Patersbeir

Brewed NB’s all grain Patersbeir on 6.17 and transferred to keg about 15 minutes ago.

OG was 1.064 and FG was 1.004. That makes it slightly over 8% ABV. More than I was expecting as it finished quite a bit lower than expected. Could that have been because of pitching more yeast (3787 slurry from my Dubbel) than maybe necessary ?

Overall, it has a nice taste, a bit dry, slight warmth in the aftertaste as well as a slight sweetness says SWIMBO.

To those that have brewed this, does this sound about right?

:cheers:

94% attenuation is pretty amazing, was your gravity sample a little warm? I suppose you mashed at 150F or less for a more attenuative wort? Belgian beers tend to be pretty dry, they call this digestible. I don’t think the extra yeast resulted in your attenuation, its strictly a matter of how much dextrins are in the beer and that is a function of the mash.

I haven’t brewed the beer myself so I can’t say if this result is normal, I’d guess you’re on the lower end of whats typical.

[quote=“tom sawyer”]94% attenuation is pretty amazing, was your gravity sample a little warm? I suppose you mashed at 150F or less for a more attenuative wort? Belgian beers tend to be pretty dry, they call this digestible. I don’t think the extra yeast resulted in your attenuation, its strictly a matter of how much dextrins are in the beer and that is a function of the mash.

I haven’t brewed the beer myself so I can’t say if this result is normal, I’d guess you’re on the lower end of whats typical.[/quote]

Gravity readings were corrected for temperature. OG was 1.062 at 77F corrected to 1.064. FG was 1.002 at 78F corrected to 1.004.

And yes, mash was below 150. In fact, 90minutes at 148F.

cheers

That mash schedule is definitely a recipe for a well attenuated wort. Hopefully you’ll enjoy the product as is.

Temps got me good, lol.
I thought my patersbier (1.043)and a blonde (1.068) both went down to .002,
Till I remembered they were ~80 degrees.
Duh. Thought I had an infection that made 97% attenuation rocket fuel for a minute.

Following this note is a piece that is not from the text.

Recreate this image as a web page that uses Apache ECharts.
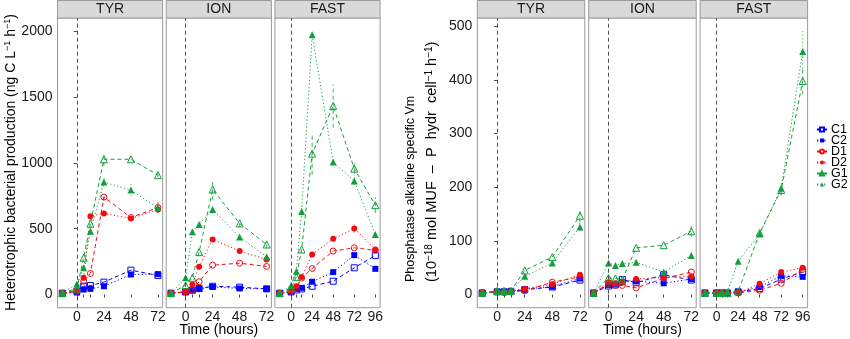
<!DOCTYPE html>
<html><head><meta charset="utf-8">
<script src="https://cdn.jsdelivr.net/npm/echarts@6/dist/echarts.min.js"></script>
<style>html,body{margin:0;padding:0;background:#fff}#c{width:850px;height:339px}</style>
</head><body><div id="c"></div>
<script>
// ---------- DATA ----------
const groups = ['C1', 'C2', 'D1', 'D2', 'G1', 'G2'];
const facets = ['TYR', 'ION', 'FAST'];
const timesShort = [-13, 0, 6, 12, 24, 48, 72];
const timesLong = [-13, 0, 6, 12, 24, 48, 72, 96];
const xTicksShort = [0, 6, 12, 24, 48, 72];
const xLabelsShort = [0, 24, 48, 72];
const xTicksLong = [0, 6, 12, 24, 48, 72, 96];
const xLabelsLong = [0, 24, 48, 72, 96];
const bpTicks = [0, 500, 1000, 1500, 2000];
const paTicks = [0, 100, 200, 300, 400, 500];

// Heterotrophic bacterial production (left)
const bpTYR = {
  C1: [10, 25, 63, 68, 94, 185, 145],
  C2: [10, 15, 38, 43, 63, 152, 155],
  D1: [10, 25, 101, 160, 740, 585, 660],
  D2: [10, 30, 127, 595, 616, 578, 645],
  G1: [10, 45, 279, 538, 1027, 1027, 907],
  G2: [10, 80, 203, 481, 854, 793, 659]
};
const bpION = {
  C1: [10, 20, 33, 45, 63, 56, 43],
  C2: [10, 18, 33, 43, 58, 46, 43],
  D1: [10, 20, 35, 97, 223, 238, 213],
  D2: [10, 25, 76, 211, 418, 330, 266],
  G1: [10, 70, 127, 322, 798, 540, 380],
  G2: [10, 127, 477, 532, 646, 436, 287]
};
const bpFAST = {
  C1: [10, 20, 35, 43, 63, 101, 203, 296],
  C2: [10, 20, 43, 51, 97, 170, 299, 195],
  D1: [10, 25, 50, 125, 198, 330, 355, 335],
  D2: [10, 30, 63, 134, 304, 423, 502, 342],
  G1: [10, 50, 134, 342, 1070, 1432, 956, 679],
  G2: [10, 68, 177, 631, 1972, 1006, 862, 456]
};
// Phosphatase alkaline specific Vm (right)
const paTYR = {
  C1: [3, 5, 5, 6, 9, 14, 27],
  C2: [3, 5, 5, 6, 10, 15, 30],
  D1: [3, 5, 4, 5, 7, 23, 33],
  D2: [3, 5, 5, 6, 11, 19, 37],
  G1: [3, 7, 7, 7, 45, 70, 147],
  G2: [3, 6, 6, 6, 34, 59, 126]
};
const paION = {
  C1: [3, 16, 18, 28, 22, 37, 27],
  C2: [3, 18, 20, 23, 25, 21, 29],
  D1: [3, 20, 17, 17, 12.5, 30, 42],
  D2: [3, 23, 21, 23, 29, 32, 34],
  G1: [3, 31, 30, 28, 87, 92, 118],
  G2: [3, 59, 54, 58, 60, 42, 73]
};
const paFAST = {
  C1: [3, 3, 3, 3, 5, 11, 29, 42],
  C2: [3, 3, 3, 3, 5, 14, 35, 33],
  D1: [3, 3, 3, 3, 3, 8, 21, 47],
  D2: [3, 3, 3, 3, 3, 20, 42, 50],
  G1: [3, 3, 3, 3, 6, 115, 195, 398],
  G2: [3, 3, 3, 5, 62, 113, 198, 453]
};
// error bars: [facet, group, time, sd]
const bpErr = [
  ['TYR', 'G1', 24, 50], ['TYR', 'G2', 24, 35], ['TYR', 'G2', 48, 45], ['TYR', 'D1', 24, 25],
  ['TYR', 'D1', 72, 40], ['TYR', 'G1', 72, 15], ['TYR', 'D2', 12, 25],
  ['ION', 'G1', 24, 80], ['ION', 'G2', 24, 30], ['ION', 'G1', 48, 30], ['ION', 'G1', 72, 30],
  ['FAST', 'G2', 24, 25], ['FAST', 'G1', 24, 160], ['FAST', 'G1', 48, 165], ['FAST', 'G1', 72, 40],
  ['FAST', 'G1', 96, 60], ['FAST', 'G2', 12, 40], ['FAST', 'D2', 72, 30], ['FAST', 'G2', 72, 30]
];
const paErr = [
  ['TYR', 'G1', 72, 12], ['TYR', 'G2', 72, 8], ['ION', 'G1', 72, 10],
  ['FAST', 'G1', 96, 25], ['FAST', 'G2', 96, 38], ['FAST', 'G1', 72, 10], ['FAST', 'G2', 72, 12]
];

// ---------- STYLE ----------
const FONT = '"Liberation Sans", Arial, Helvetica, sans-serif';
const BLUE = '#0000ff', RED = '#f20d12', GREEN = '#12a03e';
const gStyle = {
  C1: {color: BLUE, symbol: 'rect', open: true, dash: [4, 3], size: 6},
  C2: {color: BLUE, symbol: 'rect', open: false, dash: [1.2, 2.4], size: 6},
  D1: {color: RED, symbol: 'circle', open: true, dash: [4, 3], size: 6},
  D2: {color: RED, symbol: 'circle', open: false, dash: [1.2, 2.4], size: 6},
  G1: {color: GREEN, symbol: 'triangle', open: true, dash: [4, 3], size: 7},
  G2: {color: GREEN, symbol: 'triangle', open: false, dash: [1.2, 2.4], size: 7}
};
const panels = [
  {data: {TYR: bpTYR, ION: bpION, FAST: bpFAST}, err: bpErr, ymin: -100, ymax: 2100, yTicks: bpTicks,
   lefts: [57.5, 166.2, 274.9], width: 105.2},
  {data: {TYR: paTYR, ION: paION, FAST: paFAST}, err: paErr, ymin: -24.5, ymax: 515.5, yTicks: paTicks,
   lefts: [477.3, 588.7, 700.1], width: 107.5}
];
const TOP = 18, BOTTOM = 307.7;

const grids = [], xAxes = [], yAxes = [], series = [], graphics = [];
let gi = 0;
panels.forEach((p, pi) => {
  facets.forEach((f, fi) => {
    const isLong = f === 'FAST';
    const times = isLong ? timesLong : timesShort;
    const span = times[times.length - 1] - times[0];
    grids.push({left: p.lefts[fi], top: TOP, width: p.width, height: BOTTOM - TOP,
      show: true, borderColor: '#9a9a9a', borderWidth: 1, backgroundColor: '#fff', containLabel: false});
    xAxes.push({type: 'value', gridIndex: gi,
      min: times[0] - 0.05 * span, max: times[times.length - 1] + 0.05 * span,
      axisLine: {show: false}, splitLine: {show: false},
      axisTick: {show: true, length: 3, lineStyle: {color: '#444'}, customValues: isLong ? xTicksLong : xTicksShort},
      axisLabel: {show: true, customValues: isLong ? xLabelsLong : xLabelsShort, margin: 2,
        formatter: v => String(v), fontSize: 14, color: '#1a1a1a', fontFamily: FONT}
    });
    yAxes.push({type: 'value', gridIndex: gi, min: p.ymin, max: p.ymax,
      axisLine: {show: false}, splitLine: {show: false},
      axisTick: {show: fi === 0, length: 3, lineStyle: {color: '#444'}, customValues: p.yTicks},
      axisLabel: {show: fi === 0, customValues: p.yTicks, margin: 5, formatter: v => String(v),
        fontSize: 14, color: '#1a1a1a', fontFamily: FONT}
    });
    const d = p.data[f];
    groups.forEach((g, k) => {
      const s = gStyle[g];
      const ser = {
        type: 'line', name: g, xAxisIndex: gi, yAxisIndex: gi,
        data: times.map((t, i) => [t, d[g][i]]),
        symbol: s.symbol, symbolSize: s.size, showSymbol: true,
        itemStyle: s.open ? {color: 'rgba(255,255,255,0)', borderColor: s.color, borderWidth: 1}
                          : {color: s.color, borderWidth: 0},
        lineStyle: {color: s.color, width: 1, type: s.dash},
        emphasis: {disabled: true}, animation: false, z: 3 + k * 0.01
      };
      if (k === 0) {
        ser.markLine = {silent: true, symbol: ['none', 'none'], label: {show: false}, animation: false,
          lineStyle: {color: '#505050', width: 1, type: [4, 3]}, emphasis: {disabled: true},
          data: [{xAxis: 0}]};
      }
      series.push(ser);
    });
    // error bars
    groups.forEach(g => {
      const items = p.err.filter(e => e[0] === f && e[1] === g).map(e => {
        const v = d[g][times.indexOf(e[2])];
        return [e[2], v - e[3], v + e[3]];
      });
      if (!items.length) return;
      const s = gStyle[g];
      series.push({type: 'custom', xAxisIndex: gi, yAxisIndex: gi, data: items, animation: false, z: 2,
        silent: true,
        renderItem: (params, api) => {
          const a = api.coord([api.value(0), api.value(1)]);
          const b = api.coord([api.value(0), api.value(2)]);
          return {type: 'line', shape: {x1: a[0], y1: a[1], x2: b[0], y2: b[1]},
            style: {stroke: s.color, lineWidth: 1, lineDash: s.dash, opacity: 0.8}};
        }});
    });
    // strip
    graphics.push({type: 'rect', shape: {x: p.lefts[fi], y: 0.5, width: p.width, height: TOP - 0.5},
      style: {fill: '#d9d9d9', stroke: '#9a9a9a', lineWidth: 1}, z: 10});
    graphics.push({type: 'text', x: p.lefts[fi] + p.width / 2, y: 9.5, z: 11,
      style: {text: f, fontSize: 14, fontFamily: FONT, fill: '#1a1a1a', align: 'center', verticalAlign: 'middle'}});
    gi++;
  });
  const mid = (p.lefts[0] + p.lefts[2] + p.width) / 2;
  graphics.push({type: 'text', x: mid, y: 330.5, z: 11,
    style: {text: 'Time (hours)', fontSize: 14, fontFamily: FONT, fill: '#000', align: 'center', verticalAlign: 'middle'}});
});

const supRich = {sup: {fontSize: 9, verticalAlign: 'top', fontFamily: FONT, fill: '#000', padding: [0, 0, 6, 0]}};
graphics.push({type: 'text', x: 11, y: 162.5, rotation: Math.PI / 2, z: 11,
  style: {text: 'Heterotrophic bacterial production (ng C L{sup|−1} h{sup|−1})', fontSize: 14, fontFamily: FONT,
    fill: '#000', align: 'center', verticalAlign: 'middle', rich: supRich}});
graphics.push({type: 'text', x: 411, y: 282, rotation: Math.PI / 2, z: 11,
  style: {text: 'Phosphatase alkaline specific Vm', fontSize: 12.5, fontFamily: FONT,
    fill: '#000', align: 'left', verticalAlign: 'middle'}});
graphics.push({type: 'text', x: 432, y: 282, rotation: Math.PI / 2, z: 11,
  style: {text: '(10{sup|−18} mol MUF  –  P  hydr  cell{sup|−1} h{sup|−1})', fontSize: 14.5, fontFamily: FONT,
    fill: '#000', align: 'left', verticalAlign: 'middle',
    rich: {sup: {fontSize: 10, verticalAlign: 'top', fontFamily: FONT, fill: '#000', padding: [0, 0, 6, 0]}}}});

const chart = echarts.init(document.getElementById('c'), null, {renderer: 'canvas'});
chart.setOption({
  animation: false,
  backgroundColor: '#fff',
  textStyle: {fontFamily: FONT},
  grid: grids, xAxis: xAxes, yAxis: yAxes, series: series, graphic: graphics,
  legend: {data: groups, orient: 'vertical', left: 816, top: 123, padding: 0, itemWidth: 10, itemHeight: 5, itemGap: -2,
    textStyle: {fontSize: 12.5, lineHeight: 10, color: '#000', fontFamily: FONT, padding: [0, 0, 0, -1]}, selectedMode: false}
});
</script></body></html>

Good point, I didn’t notice paterbier was supposed to be 1.046 OG. Maybe the OP’s OG wasn’t that high? It’d still be high attenuation but the product wouldn’t have the potential to be quite so hot as far as the alcohol was concerned.

You’d need nearly 100% efficiency to get 1.064 from 9lb of malt in a 5gal batch. And it’d take a pretty large reduction in volume to get that high an OG.

[quote=“tom sawyer”]Good point, I didn’t notice paterbier was supposed to be 1.046 OG. Maybe the OP’s OG wasn’t that high? It’d still be high attenuation but the product wouldn’t have the potential to be quite so hot as far as the alcohol was concerned.

You’d need nearly 100% efficiency to get 1.064 from 9lb of malt in a 5gal batch. And it’d take a pretty large reduction in volume to get that high an OG.[/quote]

Actually, 3 gallon recipe, 6lbs of grain w/ 1.67qts/lb in the mash and another 9qts for the sparge.

In my 5 gallon tun, I routinely get 80-90% efficiency. It’s crazy. But, I think part of the reason is the small grain bill and relative high water/grain ratio although I know others go as high as 2qts/lb.

cheers

Gotcha, thats about 90% efficiency.

Why did you brew it at the higher gravty? I see patersbier is supposed to be a somewhat lower ABV beer. although suppose compared to a dubbel or tripel it is lower ABV!

[quote=“tom sawyer”]Gotcha, thats about 90% efficiency.

Why did you brew it at the higher gravty? I see patersbier is supposed to be a somewhat lower ABV beer. although suppose compared to a dubbel or tripel it is lower ABV![/quote]

TBH, it wasn’t intentional. I simply forgot to water it down. Because of the high efficiency, I normally will add water back so as to get the OG closer to expected. Just wasn’t thinking this time.

What I really need to do is recalculate the grain quantities to account for the higher efficiency rather than simply cutting a 5 gallon recipe to 60% for 3 gallons.

:cheers:

Careful, a few of those could put you too drunk to monk.
Mine tastes potentially good,
I cut the pils back some and got it back to S.G. with a # of honey.
I tried one so far, alas it was probably only halfway to the targeted 3.2 volumes. Give it a couple more weeks.
Seemed nicely biscuity, dry, with some nice esters.
Should really pop when it gets carbed all the way.